While the Titanium figure's vehicle mode is chunkier than I'm used to, this is undoubtedly the famous Space Winnebago re-imagined for the aughts. Unlike the Ultra Magnus of the same line, Rodimus comes together very neatly in truck mode with all the heavy diecast parts now concentrated into a small battering ram.
The toy is also quite solid looking from almost every angle, even though the back of the trailer is just made from Rodimus's legs.
From below, the arrangement of the robot mode's parts is fairly clear. I feel like this demonstrates the pretty smart engineering that went into this Rodimus, as both modes are distinct, but one still leads into the other. Also, check out how the Photon Eliminator can plug into the back of the trailer for storage. It's a minor gimmick that does a lot to make the toy feel more complete.
However, there is still a visible gap between the front and rear of the vehicle. This is one place I think the toy could have benefited from a more experienced design team. The guys at Galoob certainly went above and beyond what they must have been accustomed to, but there's always room for improvement.
And as much as I do like this toy, what they did with Rodimus's spoiler is a just plain odd. If it actually became a solid part of the truck's wind deflector, I'd be more into the idea of how its used here. However, being folded up into a tiny fin between two big chunky blocks makes it look out of place.
Also, I feel like a good Rodimus Prime vehicle needs that big ol' spoiler embedded into the front of the trailer to be true to the character. Here, it is sort of represented by the remaining unfolded part of his robot mode wings.
And now for a small gathering of Winnebagos. In the future year of 2005, recreational vehicles will be sporty and awesome.
The Titanium Ultra Magnus looks pretty good next to Rodimus. It's strange to think these two came out the same year, as Rodimus feels like a far more refined toy than his second-in-command.

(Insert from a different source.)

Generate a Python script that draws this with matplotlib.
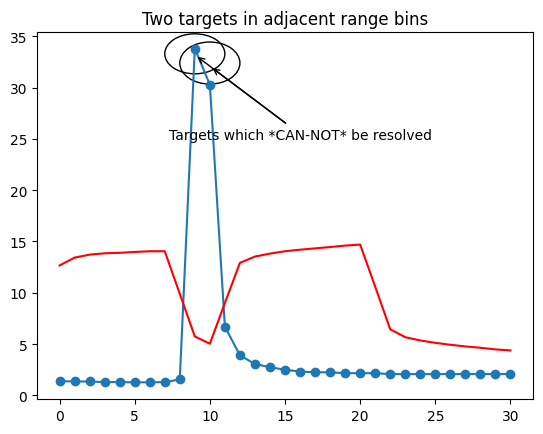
import matplotlib
matplotlib.use("Agg")
import matplotlib.pyplot as plt
from matplotlib.patches import Ellipse

# range bins
bins = list(range(31))

# received power per range bin
signal = [1.39, 1.35, 1.35, 1.29, 1.29, 1.27, 1.27, 1.29, 1.55, 33.8,
          30.3, 6.7, 3.9, 3.06, 2.74, 2.5, 2.32, 2.25, 2.25, 2.16,
          2.16, 2.16, 2.07, 2.07, 2.07, 2.07, 2.07, 2.07, 2.07, 2.07, 2.07]

# detection threshold
threshold = [12.66, 13.43, 13.72, 13.85, 13.9, 13.98, 14.05, 14.05, 9.9, 5.74,
             5.03, 9.0, 12.92, 13.53, 13.82, 14.05, 14.2, 14.33, 14.46, 14.6,
             14.7, 10.6, 6.44, 5.67, 5.35, 5.12, 4.93, 4.77, 4.64, 4.48, 4.38]

fig = plt.figure(figsize=(5.43, 4.35), dpi=100)
ax = fig.add_axes([37/543, 35/435, 496/543, 367/435])

ax.plot(bins, signal, 'o-')
ax.plot(bins, threshold, 'r')
ax.set_title('Two targets in adjacent range bins')

# circles around the two targets
ax.add_artist(Ellipse((9, 33.3), 4, 3.9, fill=False))
ax.add_artist(Ellipse((10, 32.4), 4, 4.1, fill=False))

ax.text(16, 25, 'Targets which *CAN-NOT* be resolved', ha='center')
# both arrows leave from the same spot above the text
ax.annotate('', xy=(9.18, 33.0), xytext=(15.04, 26.54),
            arrowprops=dict(arrowstyle='->', shrinkA=0, shrinkB=0))
ax.annotate('', xy=(10.18, 31.9), xytext=(15.04, 26.54),
            arrowprops=dict(arrowstyle='->', shrinkA=0, shrinkB=0))

fig.savefig('out.png')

"Let this mark the end of the diecast wars as we march forward to a new age of peace and articulation... 'Til all are fun! "
Overall, I was quite pleasantly surprised by the Titanium Rodimus Prime. I've always been intrigued by the idea of an all-in-one transformable Space Winnebago, but everything I saw didn't sell me on the concept. Now that I have one of my own, I'm really happy with what turned out to be a fun, well-designed Rodimus toy. It makes me really wish Hasbro had found a way to reuse this concept in a another toy, as even this figure suffers from some of the Titanium Series's common missteps. It's like a Classics Transformer that just happened to be part of another toy line. Still, Rodimus takes his rightful place as the real leader of this short-lived experiment in early collector oriented Transformers.